GIVEN DATA –
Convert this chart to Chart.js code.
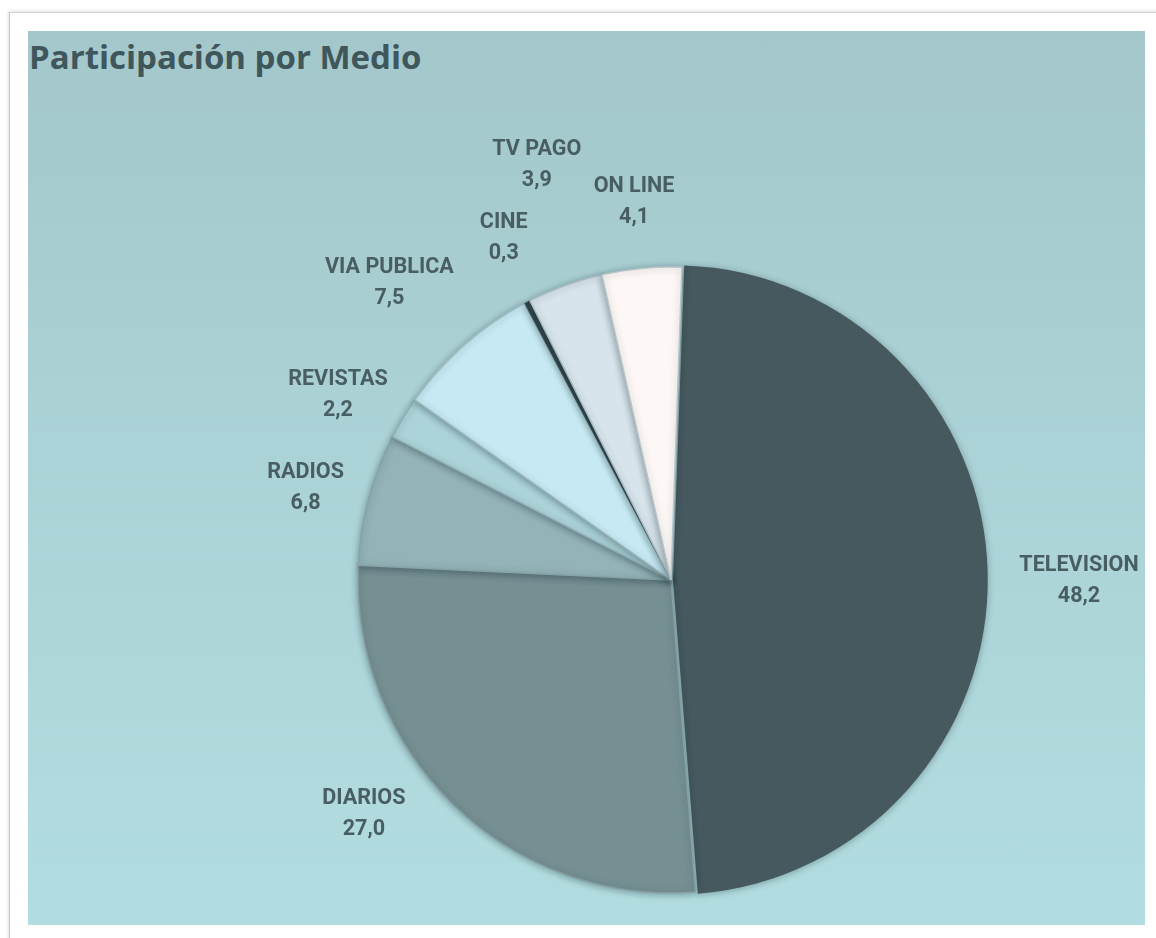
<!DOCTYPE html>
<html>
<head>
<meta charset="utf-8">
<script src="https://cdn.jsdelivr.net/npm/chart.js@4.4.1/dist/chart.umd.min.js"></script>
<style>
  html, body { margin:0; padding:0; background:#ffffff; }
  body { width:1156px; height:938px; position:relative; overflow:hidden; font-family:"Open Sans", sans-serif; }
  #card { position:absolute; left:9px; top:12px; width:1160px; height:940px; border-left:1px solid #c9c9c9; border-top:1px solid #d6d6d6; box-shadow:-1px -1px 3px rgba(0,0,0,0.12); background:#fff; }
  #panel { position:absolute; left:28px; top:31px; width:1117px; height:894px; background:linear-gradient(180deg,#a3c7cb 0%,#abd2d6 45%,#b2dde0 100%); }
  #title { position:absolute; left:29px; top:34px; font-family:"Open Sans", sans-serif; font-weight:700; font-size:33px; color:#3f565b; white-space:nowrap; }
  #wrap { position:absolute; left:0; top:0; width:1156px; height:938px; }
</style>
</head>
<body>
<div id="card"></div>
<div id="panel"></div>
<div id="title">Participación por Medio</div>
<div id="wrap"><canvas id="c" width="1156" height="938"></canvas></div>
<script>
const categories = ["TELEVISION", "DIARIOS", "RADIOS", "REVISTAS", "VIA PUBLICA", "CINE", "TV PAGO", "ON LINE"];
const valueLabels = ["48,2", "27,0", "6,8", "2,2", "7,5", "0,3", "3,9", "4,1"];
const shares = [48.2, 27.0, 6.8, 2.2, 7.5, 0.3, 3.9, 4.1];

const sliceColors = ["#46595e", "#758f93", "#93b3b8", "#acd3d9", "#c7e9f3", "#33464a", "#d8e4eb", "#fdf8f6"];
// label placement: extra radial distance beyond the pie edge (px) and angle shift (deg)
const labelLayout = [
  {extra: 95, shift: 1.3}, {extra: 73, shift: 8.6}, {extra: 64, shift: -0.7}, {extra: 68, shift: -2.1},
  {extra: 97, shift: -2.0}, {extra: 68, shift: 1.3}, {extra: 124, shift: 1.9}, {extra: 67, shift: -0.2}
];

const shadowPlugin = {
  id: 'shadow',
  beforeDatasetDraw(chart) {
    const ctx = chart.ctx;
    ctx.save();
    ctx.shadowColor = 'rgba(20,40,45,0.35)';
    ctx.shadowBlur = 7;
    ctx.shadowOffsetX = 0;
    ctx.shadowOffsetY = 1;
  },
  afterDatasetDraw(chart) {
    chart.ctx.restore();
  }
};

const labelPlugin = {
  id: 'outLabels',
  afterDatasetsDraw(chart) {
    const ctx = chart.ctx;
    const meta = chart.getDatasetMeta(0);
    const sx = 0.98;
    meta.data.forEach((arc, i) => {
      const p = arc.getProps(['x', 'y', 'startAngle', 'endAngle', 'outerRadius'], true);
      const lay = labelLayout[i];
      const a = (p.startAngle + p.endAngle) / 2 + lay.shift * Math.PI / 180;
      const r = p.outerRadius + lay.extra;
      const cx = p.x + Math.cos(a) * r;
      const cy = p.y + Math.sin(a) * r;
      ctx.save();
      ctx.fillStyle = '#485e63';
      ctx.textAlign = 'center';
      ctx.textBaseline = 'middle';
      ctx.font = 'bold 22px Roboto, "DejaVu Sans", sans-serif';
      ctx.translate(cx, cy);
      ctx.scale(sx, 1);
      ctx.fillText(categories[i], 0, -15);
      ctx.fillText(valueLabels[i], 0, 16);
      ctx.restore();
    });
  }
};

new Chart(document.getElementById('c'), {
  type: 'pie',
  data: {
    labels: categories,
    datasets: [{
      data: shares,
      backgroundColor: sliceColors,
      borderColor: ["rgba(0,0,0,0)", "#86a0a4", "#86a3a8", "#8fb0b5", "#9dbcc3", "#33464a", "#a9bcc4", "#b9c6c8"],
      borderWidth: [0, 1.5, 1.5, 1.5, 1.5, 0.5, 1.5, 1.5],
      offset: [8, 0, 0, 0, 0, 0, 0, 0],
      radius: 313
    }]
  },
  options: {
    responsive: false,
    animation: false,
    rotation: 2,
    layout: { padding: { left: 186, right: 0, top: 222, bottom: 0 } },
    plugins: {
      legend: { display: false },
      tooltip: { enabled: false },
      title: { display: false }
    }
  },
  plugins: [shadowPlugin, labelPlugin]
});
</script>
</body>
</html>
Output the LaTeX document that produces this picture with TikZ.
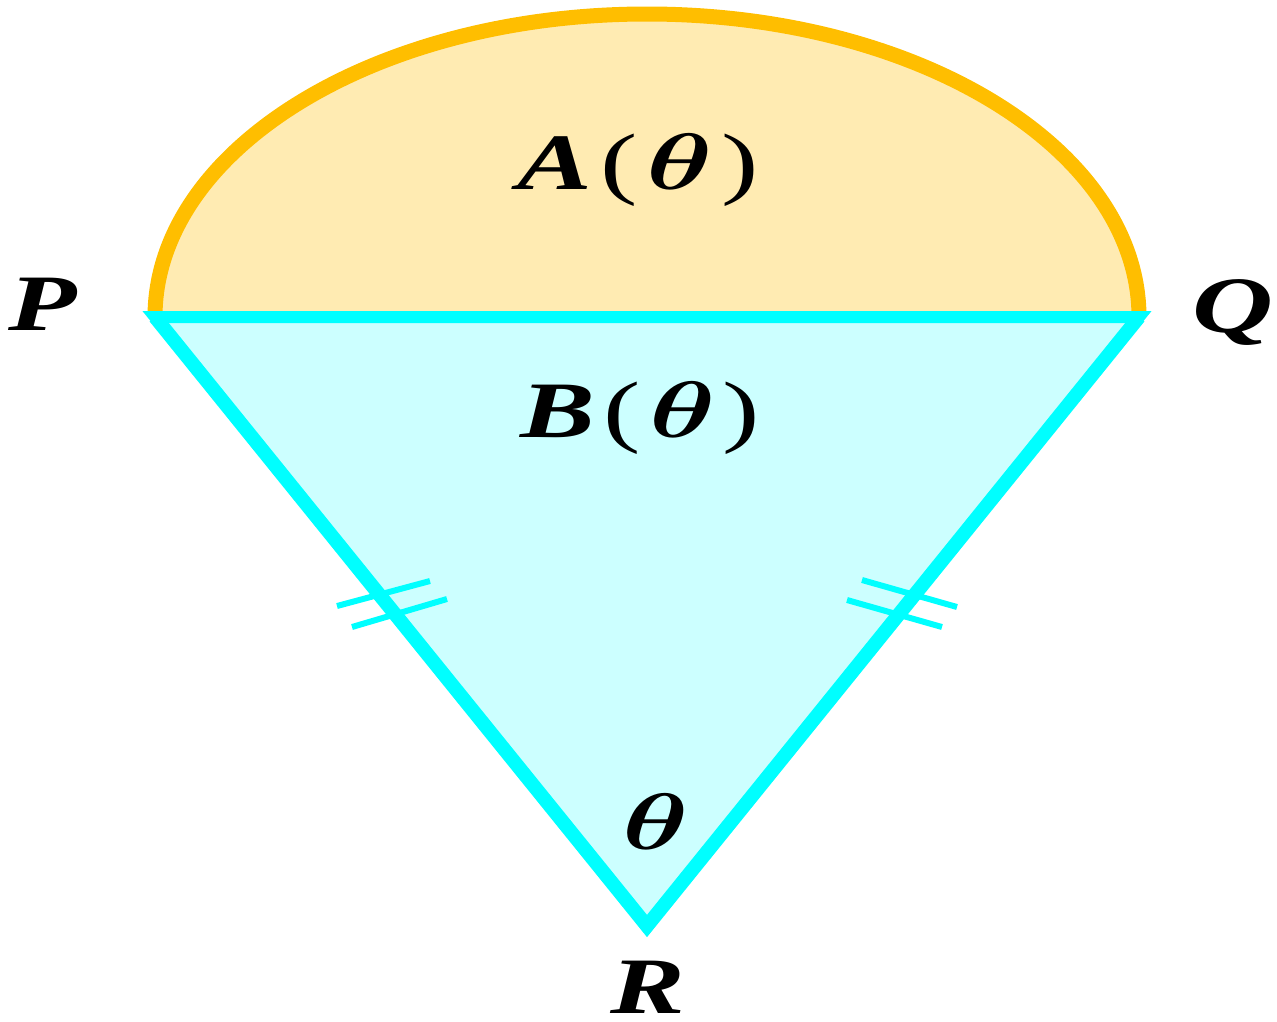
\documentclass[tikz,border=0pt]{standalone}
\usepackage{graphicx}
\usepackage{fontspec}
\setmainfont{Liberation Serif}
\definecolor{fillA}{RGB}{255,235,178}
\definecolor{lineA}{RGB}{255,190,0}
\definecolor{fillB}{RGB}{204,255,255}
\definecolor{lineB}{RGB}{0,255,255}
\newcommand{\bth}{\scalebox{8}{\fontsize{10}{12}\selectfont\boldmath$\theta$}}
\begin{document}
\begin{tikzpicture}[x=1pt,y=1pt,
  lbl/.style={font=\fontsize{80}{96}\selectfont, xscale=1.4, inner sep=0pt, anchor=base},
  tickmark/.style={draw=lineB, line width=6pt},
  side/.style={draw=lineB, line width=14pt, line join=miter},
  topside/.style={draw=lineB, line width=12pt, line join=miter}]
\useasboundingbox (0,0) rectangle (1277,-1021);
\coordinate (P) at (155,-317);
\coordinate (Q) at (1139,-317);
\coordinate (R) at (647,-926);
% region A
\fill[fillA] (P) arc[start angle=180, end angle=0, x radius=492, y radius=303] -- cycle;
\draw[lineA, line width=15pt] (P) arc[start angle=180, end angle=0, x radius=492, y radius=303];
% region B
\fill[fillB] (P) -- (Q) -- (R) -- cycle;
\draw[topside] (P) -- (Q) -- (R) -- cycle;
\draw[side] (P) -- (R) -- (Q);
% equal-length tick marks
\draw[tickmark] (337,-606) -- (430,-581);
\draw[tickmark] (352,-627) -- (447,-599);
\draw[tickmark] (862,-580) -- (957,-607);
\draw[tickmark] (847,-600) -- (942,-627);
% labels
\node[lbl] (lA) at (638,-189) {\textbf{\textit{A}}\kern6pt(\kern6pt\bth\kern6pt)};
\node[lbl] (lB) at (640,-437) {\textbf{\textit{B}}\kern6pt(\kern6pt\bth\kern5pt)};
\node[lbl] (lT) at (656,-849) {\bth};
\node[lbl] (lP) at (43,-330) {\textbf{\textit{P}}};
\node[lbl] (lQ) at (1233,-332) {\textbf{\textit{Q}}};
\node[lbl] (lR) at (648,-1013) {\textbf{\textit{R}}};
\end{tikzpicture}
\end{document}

YOUR TASK – Collect the lines of the records that include the string "this".

SOLUTION BELOW –
Convert this chart to Chart.js code.
Output the LaTeX document that produces this picture with TikZ.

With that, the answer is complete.